Pick every line from the data that holds the word "this".

** Material shown **
*****
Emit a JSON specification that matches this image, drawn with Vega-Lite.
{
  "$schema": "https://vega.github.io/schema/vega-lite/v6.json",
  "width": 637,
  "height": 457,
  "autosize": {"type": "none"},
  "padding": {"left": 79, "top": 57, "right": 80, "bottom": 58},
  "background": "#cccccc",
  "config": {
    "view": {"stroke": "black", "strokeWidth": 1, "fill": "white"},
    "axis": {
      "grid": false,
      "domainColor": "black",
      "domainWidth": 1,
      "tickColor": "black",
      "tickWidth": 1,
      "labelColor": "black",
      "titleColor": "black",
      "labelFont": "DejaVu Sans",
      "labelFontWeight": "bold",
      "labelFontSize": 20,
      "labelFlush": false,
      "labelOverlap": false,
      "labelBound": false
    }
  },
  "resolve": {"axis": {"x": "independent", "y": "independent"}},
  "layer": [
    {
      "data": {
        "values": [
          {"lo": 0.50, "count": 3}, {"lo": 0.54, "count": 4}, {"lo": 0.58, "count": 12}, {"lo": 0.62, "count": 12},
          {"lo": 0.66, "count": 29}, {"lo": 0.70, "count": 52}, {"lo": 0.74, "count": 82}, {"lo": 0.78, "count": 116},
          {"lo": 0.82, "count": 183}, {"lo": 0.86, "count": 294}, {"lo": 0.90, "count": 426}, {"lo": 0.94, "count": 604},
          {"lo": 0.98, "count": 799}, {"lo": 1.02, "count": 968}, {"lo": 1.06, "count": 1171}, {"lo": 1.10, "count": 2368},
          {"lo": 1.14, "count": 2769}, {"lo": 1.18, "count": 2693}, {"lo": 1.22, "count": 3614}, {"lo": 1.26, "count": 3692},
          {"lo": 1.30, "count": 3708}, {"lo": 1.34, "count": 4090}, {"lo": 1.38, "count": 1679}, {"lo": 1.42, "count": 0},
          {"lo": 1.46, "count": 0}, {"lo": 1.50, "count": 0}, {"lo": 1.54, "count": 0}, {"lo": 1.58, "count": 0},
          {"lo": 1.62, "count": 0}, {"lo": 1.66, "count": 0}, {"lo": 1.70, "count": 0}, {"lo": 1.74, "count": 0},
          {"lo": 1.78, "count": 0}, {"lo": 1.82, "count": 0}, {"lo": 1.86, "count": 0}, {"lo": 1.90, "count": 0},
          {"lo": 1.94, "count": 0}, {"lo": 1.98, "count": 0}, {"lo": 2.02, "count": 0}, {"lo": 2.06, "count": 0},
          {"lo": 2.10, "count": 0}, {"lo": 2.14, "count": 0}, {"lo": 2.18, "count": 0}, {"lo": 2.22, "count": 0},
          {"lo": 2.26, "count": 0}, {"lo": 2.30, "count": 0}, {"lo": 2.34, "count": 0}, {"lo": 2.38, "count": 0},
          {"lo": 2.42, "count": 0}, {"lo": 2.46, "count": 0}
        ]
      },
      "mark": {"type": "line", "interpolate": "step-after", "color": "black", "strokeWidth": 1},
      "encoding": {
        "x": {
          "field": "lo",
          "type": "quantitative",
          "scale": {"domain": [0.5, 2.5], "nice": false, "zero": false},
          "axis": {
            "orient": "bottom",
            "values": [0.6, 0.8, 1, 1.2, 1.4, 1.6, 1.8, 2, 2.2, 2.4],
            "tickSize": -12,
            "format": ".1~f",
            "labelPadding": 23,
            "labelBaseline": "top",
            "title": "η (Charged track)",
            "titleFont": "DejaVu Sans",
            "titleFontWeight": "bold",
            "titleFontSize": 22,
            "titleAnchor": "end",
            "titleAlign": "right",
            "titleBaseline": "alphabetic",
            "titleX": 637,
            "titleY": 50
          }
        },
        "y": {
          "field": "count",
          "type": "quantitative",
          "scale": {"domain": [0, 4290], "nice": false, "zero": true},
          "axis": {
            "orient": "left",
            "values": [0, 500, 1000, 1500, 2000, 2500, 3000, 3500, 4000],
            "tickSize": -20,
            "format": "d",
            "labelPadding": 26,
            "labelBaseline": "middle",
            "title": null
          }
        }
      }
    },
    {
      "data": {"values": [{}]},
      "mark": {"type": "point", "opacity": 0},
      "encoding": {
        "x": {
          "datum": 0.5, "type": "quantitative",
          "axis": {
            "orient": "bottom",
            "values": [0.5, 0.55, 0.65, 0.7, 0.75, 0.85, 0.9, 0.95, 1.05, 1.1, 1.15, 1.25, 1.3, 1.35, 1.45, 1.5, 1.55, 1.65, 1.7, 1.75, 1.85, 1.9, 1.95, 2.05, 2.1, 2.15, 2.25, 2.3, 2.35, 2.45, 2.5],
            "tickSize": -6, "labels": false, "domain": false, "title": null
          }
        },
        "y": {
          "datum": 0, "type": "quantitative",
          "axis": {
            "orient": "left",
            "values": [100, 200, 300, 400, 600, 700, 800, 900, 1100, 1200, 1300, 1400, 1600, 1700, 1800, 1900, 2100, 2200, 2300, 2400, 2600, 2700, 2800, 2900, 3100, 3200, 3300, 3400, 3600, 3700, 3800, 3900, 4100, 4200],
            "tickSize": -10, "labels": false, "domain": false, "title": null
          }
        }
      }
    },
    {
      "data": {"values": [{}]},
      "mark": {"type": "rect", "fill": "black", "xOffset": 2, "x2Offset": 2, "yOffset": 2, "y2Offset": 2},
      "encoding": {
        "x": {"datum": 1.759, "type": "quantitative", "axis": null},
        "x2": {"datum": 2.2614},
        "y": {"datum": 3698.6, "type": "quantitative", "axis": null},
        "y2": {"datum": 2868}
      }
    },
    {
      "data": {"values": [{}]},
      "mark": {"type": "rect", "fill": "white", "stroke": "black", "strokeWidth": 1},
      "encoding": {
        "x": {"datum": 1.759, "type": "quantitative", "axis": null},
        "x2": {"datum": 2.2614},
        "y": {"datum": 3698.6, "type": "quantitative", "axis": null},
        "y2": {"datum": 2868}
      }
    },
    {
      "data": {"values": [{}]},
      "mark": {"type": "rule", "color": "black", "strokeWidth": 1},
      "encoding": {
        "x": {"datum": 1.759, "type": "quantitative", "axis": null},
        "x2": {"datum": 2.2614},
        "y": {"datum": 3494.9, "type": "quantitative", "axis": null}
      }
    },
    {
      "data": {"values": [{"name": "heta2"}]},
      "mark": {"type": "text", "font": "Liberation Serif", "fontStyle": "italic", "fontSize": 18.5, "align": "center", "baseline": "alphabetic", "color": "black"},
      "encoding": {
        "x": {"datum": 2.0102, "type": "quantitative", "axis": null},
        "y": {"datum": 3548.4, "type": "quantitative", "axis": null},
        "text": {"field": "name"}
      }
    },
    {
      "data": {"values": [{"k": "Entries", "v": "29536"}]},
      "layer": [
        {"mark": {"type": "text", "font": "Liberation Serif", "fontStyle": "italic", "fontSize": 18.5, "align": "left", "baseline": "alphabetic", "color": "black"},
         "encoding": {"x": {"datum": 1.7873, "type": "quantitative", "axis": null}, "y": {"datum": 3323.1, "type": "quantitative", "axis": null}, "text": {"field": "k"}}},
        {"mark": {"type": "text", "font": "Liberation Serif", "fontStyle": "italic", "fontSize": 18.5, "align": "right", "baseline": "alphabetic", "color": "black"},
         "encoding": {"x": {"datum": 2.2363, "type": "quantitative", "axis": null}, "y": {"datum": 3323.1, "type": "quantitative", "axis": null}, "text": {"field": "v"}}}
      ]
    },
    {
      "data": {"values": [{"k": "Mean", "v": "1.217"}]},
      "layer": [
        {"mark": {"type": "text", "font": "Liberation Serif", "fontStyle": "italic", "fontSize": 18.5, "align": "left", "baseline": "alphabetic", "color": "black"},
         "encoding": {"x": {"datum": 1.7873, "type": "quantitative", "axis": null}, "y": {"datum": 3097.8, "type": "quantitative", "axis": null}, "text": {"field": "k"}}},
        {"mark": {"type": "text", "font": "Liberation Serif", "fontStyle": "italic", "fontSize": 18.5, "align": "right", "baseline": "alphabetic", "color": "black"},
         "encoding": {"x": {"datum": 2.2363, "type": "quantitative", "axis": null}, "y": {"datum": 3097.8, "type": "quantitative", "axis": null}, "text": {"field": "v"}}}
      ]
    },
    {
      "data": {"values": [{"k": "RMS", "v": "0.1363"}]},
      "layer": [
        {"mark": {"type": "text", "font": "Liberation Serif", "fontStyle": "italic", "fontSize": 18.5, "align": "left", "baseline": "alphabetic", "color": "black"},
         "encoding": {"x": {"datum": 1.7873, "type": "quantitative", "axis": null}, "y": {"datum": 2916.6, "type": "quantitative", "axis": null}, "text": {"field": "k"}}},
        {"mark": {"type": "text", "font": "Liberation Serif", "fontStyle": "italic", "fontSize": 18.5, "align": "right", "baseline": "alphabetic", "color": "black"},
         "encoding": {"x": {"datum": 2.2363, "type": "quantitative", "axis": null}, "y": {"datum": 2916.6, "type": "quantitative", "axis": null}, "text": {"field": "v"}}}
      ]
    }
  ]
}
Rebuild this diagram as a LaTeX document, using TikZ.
*****
** Final result **
Emit a JSON specification that matches this image, drawn with Vega-Lite.
Rebuild this diagram as a LaTeX document, using TikZ.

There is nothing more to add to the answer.